━━ Recorded data

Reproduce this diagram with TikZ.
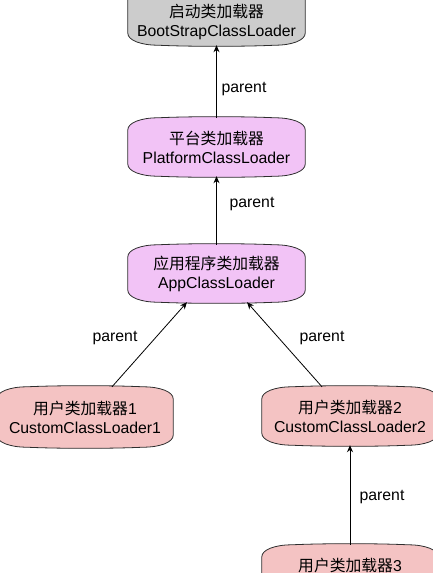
\documentclass[tikz,border=0pt]{standalone}
\usepackage{fontspec}
\setmainfont{Liberation Sans}
\newfontfamily\cjk{Noto Sans CJK SC}
\usetikzlibrary{calc,backgrounds,arrows.meta}
\definecolor{grayfill}{HTML}{CCCCCC}
\definecolor{violetfill}{HTML}{F2C3F6}
\definecolor{pinkfill}{HTML}{F4C3C3}
\definecolor{edgecol}{HTML}{2E2E2E}

\newcommand\loaderbox[3]{% node name, fill, top extension
 \begin{pgfonlayer}{background}
 \path[draw=edgecol, line width=0.8pt, fill=#2]
  let \p1=(#1.south west), \p2=($(#1.north east)+(0pt,#3)$) in
  (\x1,\y2-12pt) .. controls (\x1,\y2-5pt) and (\x1+13pt,\y2) .. (\x1+30pt,\y2)
  .. controls (\x1+62pt,\y2+1.5pt) and (\x2-62pt,\y2+1.5pt) .. (\x2-30pt,\y2)
  .. controls (\x2-13pt,\y2) and (\x2,\y2-5pt) .. (\x2,\y2-12pt)
  -- (\x2,\y1+12pt) .. controls (\x2,\y1+5pt) and (\x2-13pt,\y1) .. (\x2-30pt,\y1)
  .. controls (\x2-62pt,\y1-1.5pt) and (\x1+62pt,\y1-1.5pt) .. (\x1+30pt,\y1)
  .. controls (\x1+13pt,\y1) and (\x1,\y1+5pt) .. (\x1,\y1+12pt) -- cycle;
 \end{pgfonlayer}}

\begin{document}
\begin{tikzpicture}[x=1pt,y=-1pt,
  loader/.style={inner sep=0pt, align=center, minimum width=177pt, minimum height=58pt,
    font=\fontsize{15.8pt}{19pt}\selectfont},
  lbl/.style={inner sep=0pt, font=\fontsize{15.8pt}{19pt}\selectfont},
  arr/.style={draw=black, line width=0.8pt, -{Stealth[length=7pt,width=6pt]}}]
\useasboundingbox (0,0) rectangle (433,573);

\node[loader, minimum height=47pt] (boot) at (216.5,21.5) {{\cjk 启动类加载器}\\BootStrapClassLoader};
\node[loader] (plat) at (216.5,147) {{\cjk 平台类加载器}\\PlatformClassLoader};
\node[loader, minimum height=57pt] (app) at (216.5,273.5) {{\cjk 应用程序类加载器}\\AppClassLoader};
\node[loader, minimum width=176pt, minimum height=60pt] (cu1) at (85,417) {{\cjk 用户类加载器}1\\CustomClassLoader1};
\node[loader, minimum width=176pt] (cu2) at (350,416) {{\cjk 用户类加载器}2\\CustomClassLoader2};
\node[loader, minimum width=176pt] (cu3) at (350,574) {{\cjk 用户类加载器}3\\CustomClassLoader3};

\loaderbox{boot}{grayfill}{12pt}
\loaderbox{plat}{violetfill}{0pt}
\loaderbox{app}{violetfill}{0pt}
\loaderbox{cu1}{pinkfill}{0pt}
\loaderbox{cu2}{pinkfill}{0pt}
\loaderbox{cu3}{pinkfill}{0pt}

\draw[arr] (plat.north) -- (boot.south);
\draw[arr] (app.north) -- (plat.south);
\draw[arr] ($(cu1.north)+(27,0)$) -- ($(app.south)+(-29.5,0)$);
\draw[arr] ($(cu2.north)+(-28,0)$) -- ($(app.south)+(30.5,0)$);
\draw[arr] (cu3.north) -- (cu2.south);

\node[lbl] (l1) at (244,89) {parent};
\node[lbl] (l2) at (252,204) {parent};
\node[lbl] (l3) at (115,338) {parent};
\node[lbl] (l4) at (322,338) {parent};
\node[lbl] (l5) at (382,497) {parent};
\end{tikzpicture}
\end{document}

━━━━

Transcribe the material exactly, keeping every word and none of the pictures.

Reproduce this diagram with TikZ.
\documentclass[tikz,border=0pt]{standalone}
\usepackage{fontspec}
\setmainfont{Liberation Sans}
\newfontfamily\cjk{Noto Sans CJK SC}
\usetikzlibrary{calc,backgrounds,arrows.meta}
\definecolor{grayfill}{HTML}{CCCCCC}
\definecolor{violetfill}{HTML}{F2C3F6}
\definecolor{pinkfill}{HTML}{F4C3C3}
\definecolor{edgecol}{HTML}{2E2E2E}

\newcommand\loaderbox[3]{% node name, fill, top extension
 \begin{pgfonlayer}{background}
 \path[draw=edgecol, line width=0.8pt, fill=#2]
  let \p1=(#1.south west), \p2=($(#1.north east)+(0pt,#3)$) in
  (\x1,\y2-12pt) .. controls (\x1,\y2-5pt) and (\x1+13pt,\y2) .. (\x1+30pt,\y2)
  .. controls (\x1+62pt,\y2+1.5pt) and (\x2-62pt,\y2+1.5pt) .. (\x2-30pt,\y2)
  .. controls (\x2-13pt,\y2) and (\x2,\y2-5pt) .. (\x2,\y2-12pt)
  -- (\x2,\y1+12pt) .. controls (\x2,\y1+5pt) and (\x2-13pt,\y1) .. (\x2-30pt,\y1)
  .. controls (\x2-62pt,\y1-1.5pt) and (\x1+62pt,\y1-1.5pt) .. (\x1+30pt,\y1)
  .. controls (\x1+13pt,\y1) and (\x1,\y1+5pt) .. (\x1,\y1+12pt) -- cycle;
 \end{pgfonlayer}}

\begin{document}
\begin{tikzpicture}[x=1pt,y=-1pt,
  loader/.style={inner sep=0pt, align=center, minimum width=177pt, minimum height=58pt,
    font=\fontsize{15.8pt}{19pt}\selectfont},
  lbl/.style={inner sep=0pt, font=\fontsize{15.8pt}{19pt}\selectfont},
  arr/.style={draw=black, line width=0.8pt, -{Stealth[length=7pt,width=6pt]}}]
\useasboundingbox (0,0) rectangle (433,573);

\node[loader, minimum height=47pt] (boot) at (216.5,21.5) {{\cjk 启动类加载器}\\BootStrapClassLoader};
\node[loader] (plat) at (216.5,147) {{\cjk 平台类加载器}\\PlatformClassLoader};
\node[loader, minimum height=57pt] (app) at (216.5,273.5) {{\cjk 应用程序类加载器}\\AppClassLoader};
\node[loader, minimum width=176pt, minimum height=60pt] (cu1) at (85,417) {{\cjk 用户类加载器}1\\CustomClassLoader1};
\node[loader, minimum width=176pt] (cu2) at (350,416) {{\cjk 用户类加载器}2\\CustomClassLoader2};
\node[loader, minimum width=176pt] (cu3) at (350,574) {{\cjk 用户类加载器}3\\CustomClassLoader3};

\loaderbox{boot}{grayfill}{12pt}
\loaderbox{plat}{violetfill}{0pt}
\loaderbox{app}{violetfill}{0pt}
\loaderbox{cu1}{pinkfill}{0pt}
\loaderbox{cu2}{pinkfill}{0pt}
\loaderbox{cu3}{pinkfill}{0pt}

\draw[arr] (plat.north) -- (boot.south);
\draw[arr] (app.north) -- (plat.south);
\draw[arr] ($(cu1.north)+(27,0)$) -- ($(app.south)+(-29.5,0)$);
\draw[arr] ($(cu2.north)+(-28,0)$) -- ($(app.south)+(30.5,0)$);
\draw[arr] (cu3.north) -- (cu2.south);

\node[lbl] (l1) at (244,89) {parent};
\node[lbl] (l2) at (252,204) {parent};
\node[lbl] (l3) at (115,338) {parent};
\node[lbl] (l4) at (322,338) {parent};
\node[lbl] (l5) at (382,497) {parent};
\end{tikzpicture}
\end{document}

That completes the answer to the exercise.